Charts and diagrams as code

►

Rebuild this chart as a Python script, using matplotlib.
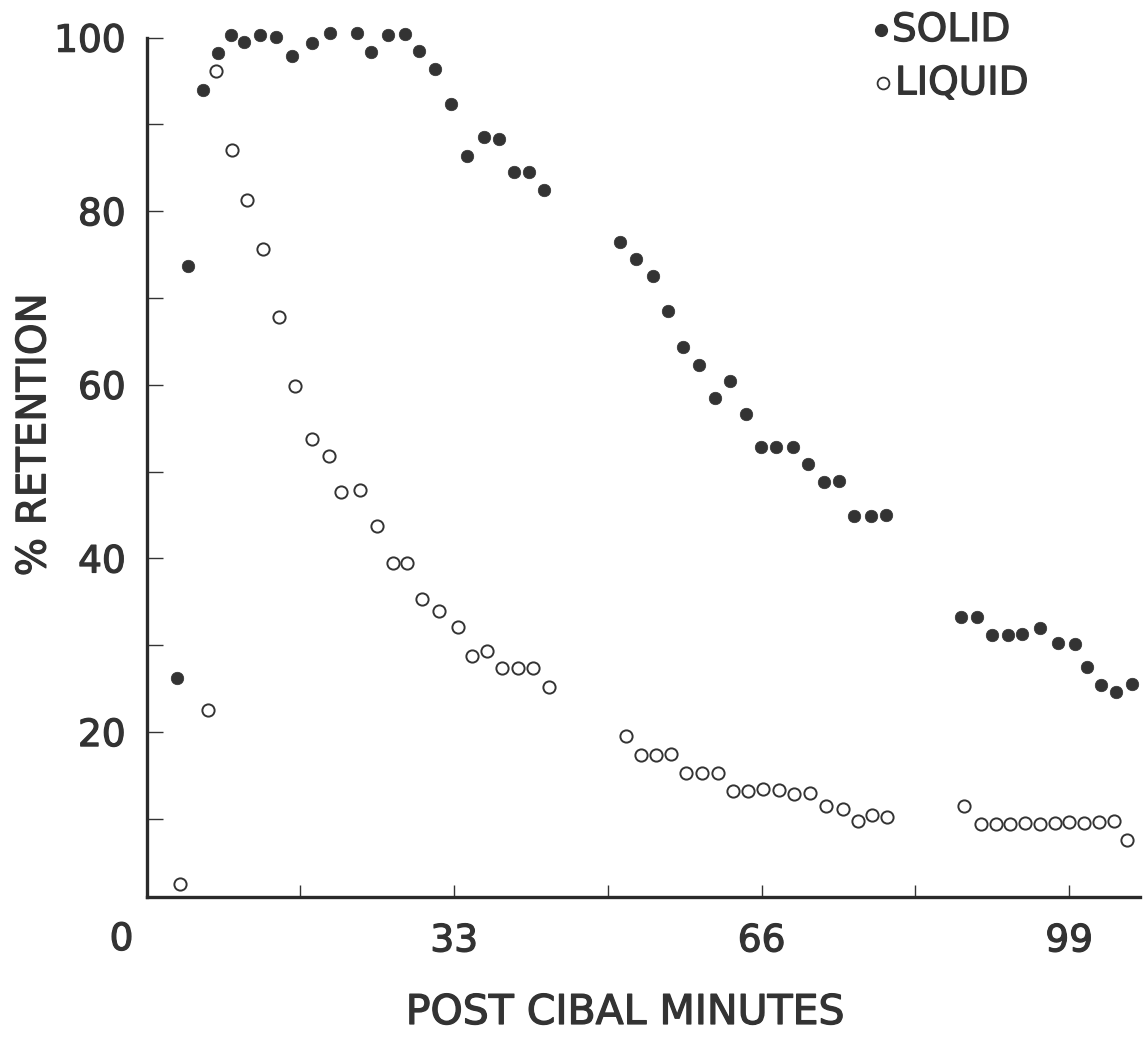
import matplotlib
matplotlib.use("Agg")
import matplotlib.pyplot as plt
import matplotlib.patheffects as pe
from matplotlib.lines import Line2D
from matplotlib.transforms import ScaledTranslation, blended_transform_factory

# ---------------- data ----------------
solid_minutes = [3.3, 4.5, 6.1, 7.7, 9.1, 10.5, 12.2, 13.9, 15.6, 17.7,
                 19.7, 22.6, 24.1, 25.9, 27.7, 29.2, 30.9, 32.7, 34.4, 36.2,
                 37.8, 39.4, 41.0, 42.6, 50.8, 52.5, 54.3, 56.0, 57.6, 59.3,
                 61.0, 62.6, 64.3, 65.9, 67.5, 69.4, 71.0, 72.7, 74.3, 75.9,
                 77.7, 79.3, 87.4, 89.1, 90.7, 92.4, 93.9, 95.9, 97.8, 99.6,
                 100.9, 102.4, 104.0, 105.7]
solid_retention = [26.2, 73.7, 94.0, 98.2, 100.3, 99.5, 100.3, 100.1, 97.9, 99.4,
                   100.5, 100.5, 98.3, 100.3, 100.4, 98.5, 96.4, 92.4, 86.4, 88.5,
                   88.3, 84.5, 84.5, 82.5, 76.5, 74.5, 72.5, 68.5, 64.4, 62.3,
                   58.5, 60.5, 56.6, 52.8, 52.8, 52.8, 50.9, 48.8, 48.9, 44.9,
                   44.9, 45.0, 33.3, 33.3, 31.2, 31.2, 31.3, 32.0, 30.3, 30.2,
                   27.5, 25.4, 24.6, 25.5]

liquid_minutes = [3.6, 6.6, 7.5, 9.2, 10.8, 12.5, 14.2, 15.9, 17.8, 19.6,
                  20.9, 22.9, 24.7, 26.4, 28.0, 29.6, 31.4, 33.4, 34.9, 36.5,
                  38.1, 39.9, 41.5, 43.2, 51.5, 53.1, 54.7, 56.3, 57.9, 59.6,
                  61.3, 62.9, 64.5, 66.2, 67.9, 69.5, 71.2, 72.9, 74.7, 76.3,
                  77.8, 79.4, 87.7, 89.5, 91.1, 92.7, 94.3, 95.9, 97.5, 99.0,
                  100.6, 102.2, 103.8, 105.2]
liquid_retention = [2.5, 22.5, 96.2, 87.1, 81.3, 75.7, 67.8, 59.9, 53.8, 51.8,
                    47.7, 47.9, 43.7, 39.5, 39.5, 35.3, 33.9, 32.1, 28.8, 29.3,
                    27.4, 27.4, 27.4, 25.2, 19.5, 17.3, 17.4, 17.5, 15.3, 15.3,
                    15.3, 13.2, 13.2, 13.4, 13.3, 12.9, 13.0, 11.5, 11.1, 9.8,
                    10.4, 10.2, 11.5, 9.4, 9.4, 9.4, 9.5, 9.4, 9.5, 9.6,
                    9.5, 9.6, 9.7, 7.6]

x_major = [33, 66, 99]
x_minor = [16.5, 49.5, 82.5]
y_major = [20, 40, 60, 80, 100]
y_minor = [10, 30, 50, 70, 90]
series_names = ["SOLID", "LIQUID"]

# ---------------- style ----------------
INK = "#333333"
FONT = ["DejaVu Sans"]
plt.rcParams["font.family"] = FONT
THICK = [pe.withStroke(linewidth=0.9, foreground=INK)]

fig = plt.figure(figsize=(11.44, 10.43), dpi=100)
fig.patch.set_facecolor("white")
ax = fig.add_axes([0.1281, 0.140, 0.8684, 0.8239])

ax.plot(solid_minutes, solid_retention, linestyle="none", marker="o",
        markersize=9.0, markerfacecolor=INK, markeredgecolor=INK,
        markeredgewidth=0.5, clip_on=False, zorder=3)
ax.plot(liquid_minutes, liquid_retention, linestyle="none", marker="o",
        markersize=8.8, markerfacecolor="white", markeredgecolor=INK,
        markeredgewidth=1.4, clip_on=False, zorder=3)

ax.set_xlim(0, 106.6)
ax.set_ylim(1.0, 100)

for s in ["top", "right"]:
    ax.spines[s].set_visible(False)
for s in ["left", "bottom"]:
    ax.spines[s].set_linewidth(2.4)
    ax.spines[s].set_color("#2a2a2a")

ax.set_xticks(x_major)
ax.set_xticks(x_minor, minor=True)
ax.set_yticks(y_major)
ax.set_yticks(y_minor, minor=True)
ax.set_xticklabels([str(v) for v in x_major])
ax.set_yticklabels([str(v) for v in y_major])

ax.tick_params(axis="y", which="both", direction="in", length=11.5,
               width=1.0, color=INK, labelsize=27, labelcolor=INK, pad=15)
ax.tick_params(axis="x", which="both", direction="in", length=8.5,
               width=1.0, color=INK, labelsize=27, labelcolor=INK, pad=19)
for lab in ax.get_xticklabels() + ax.get_yticklabels():
    lab.set_path_effects(THICK)

# the "0" label at the origin, set off to the left of the corner
tr = blended_transform_factory(ax.transData, ax.transAxes)
ax.text(0, 0, "0", transform=tr + ScaledTranslation(-0.25, -0.43, fig.dpi_scale_trans),
        ha="center", va="center", fontsize=27, color=INK, path_effects=THICK)

ax.set_xlabel("POST CIBAL MINUTES", fontsize=29.5, color=INK, path_effects=THICK)
ax.xaxis.label.set_va("center")
ax.xaxis.set_label_coords(0.4816, -0.135)
ax.set_ylabel("% RETENTION", fontsize=29, color=INK, path_effects=THICK)
ax.yaxis.label.set_va("center")
ax.yaxis.set_label_coords(-0.113, 0.538)

# legend drawn as markers + text above the plot
fig.add_artist(Line2D([880.7 / 1144], [1 - 30 / 1043], marker="o", linestyle="none",
                      markersize=8.5, markerfacecolor=INK, markeredgecolor=INK,
                      transform=fig.transFigure))
fig.add_artist(Line2D([883.0 / 1144], [1 - 83.3 / 1043], marker="o", linestyle="none",
                      markersize=8.5, markerfacecolor="white", markeredgecolor=INK,
                      markeredgewidth=1.3, transform=fig.transFigure))
fig.text(892 / 1144, 1 - 30 / 1043, series_names[0], fontsize=28, color=INK,
         ha="left", va="center", path_effects=THICK)
fig.text(895 / 1144, 1 - 83.3 / 1043, series_names[1], fontsize=28, color=INK,
         ha="left", va="center", path_effects=THICK)

fig.savefig("out.png", dpi=100, facecolor="white")
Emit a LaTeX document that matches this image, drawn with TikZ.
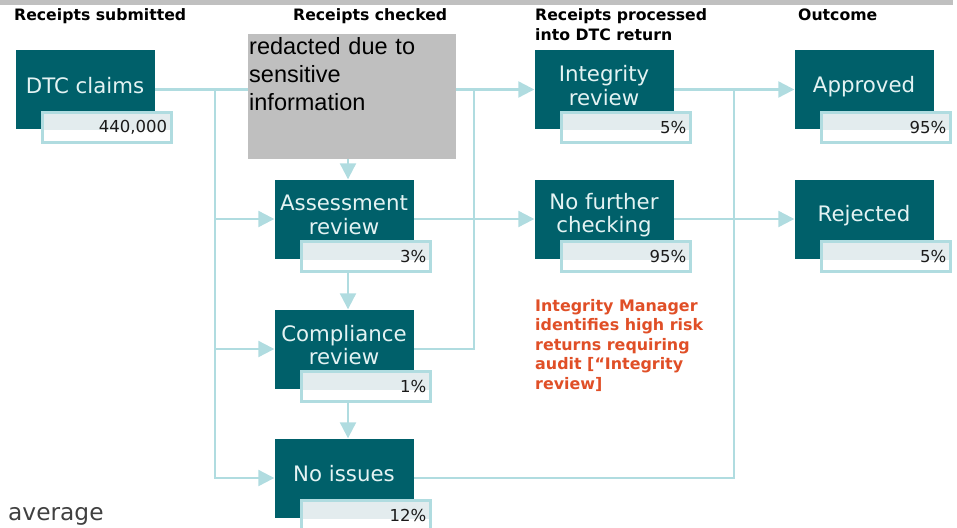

◄

**Task statement:**
Give back exactly the lines from the top of the records to the line containing "from matplotlib.transforms import", both included, and no pictures.

**Task output:**
Rebuild this chart as a Python script, using matplotlib.
import matplotlib
matplotlib.use("Agg")
import matplotlib.pyplot as plt
import matplotlib.patheffects as pe
from matplotlib.lines import Line2D
from matplotlib.transforms import ScaledTranslation, blended_transform_factory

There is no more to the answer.